During a pre-determined time period points will be allocated to employees based on their activity. Those with the highest scores will be deemed to present the highest risks. For example, cyber loafing for two hours per day may carry a score of 20 points while emailing large documents to a rival after hours may carry a score of 1,000 points. Companies can monitor any employees who seem to be returning high scores.
"I think this is in the interests of the employees and the shareholders of any company," said Moritz. "If somebody is leaking secrets to a rival, or spending all their day wasting time online then I think people should know about this."
However, the concern will be with companies who are perhaps over-officious with their implementation of 20/20. Through the use of RFID tags companies will be able to determine the level to which they want to monitor their staff. Cigarette breaks, trips to the toilet, being five minutes late because of traffic will all add to your points total if an employer wants it that way.
Those opposed to such monitoring would doubtless argue that this will do little for staff retention or morale. But Moritz claims the reality of the market now is such that employers hold the best hand.
"In a down-market it is easier to implement these kinds of technology," he said. "In a market where people are fearful of their jobs anyway they tend to be far more accepting of these kinds of technologies."

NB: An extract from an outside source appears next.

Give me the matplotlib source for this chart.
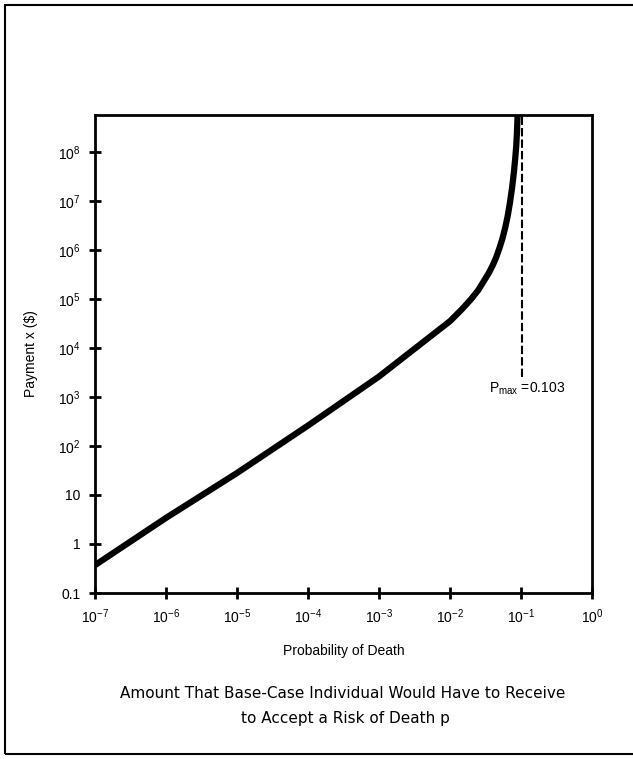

Moritz added that three years ago employees could have just gone elsewhere to register their displeasure as such measures but for many that just isn’t an option. It’s easier to take a principled stand when you know where your next pay-cheque is coming from.
20/20 is provisionally scheduled for a fourth quarter release this year. It is being targeted primarily at companies such as financial institutions and government organisations where security and the protection of data is paramount.
Moritz said: "The US government departments we have shown this too so far have been very impressed."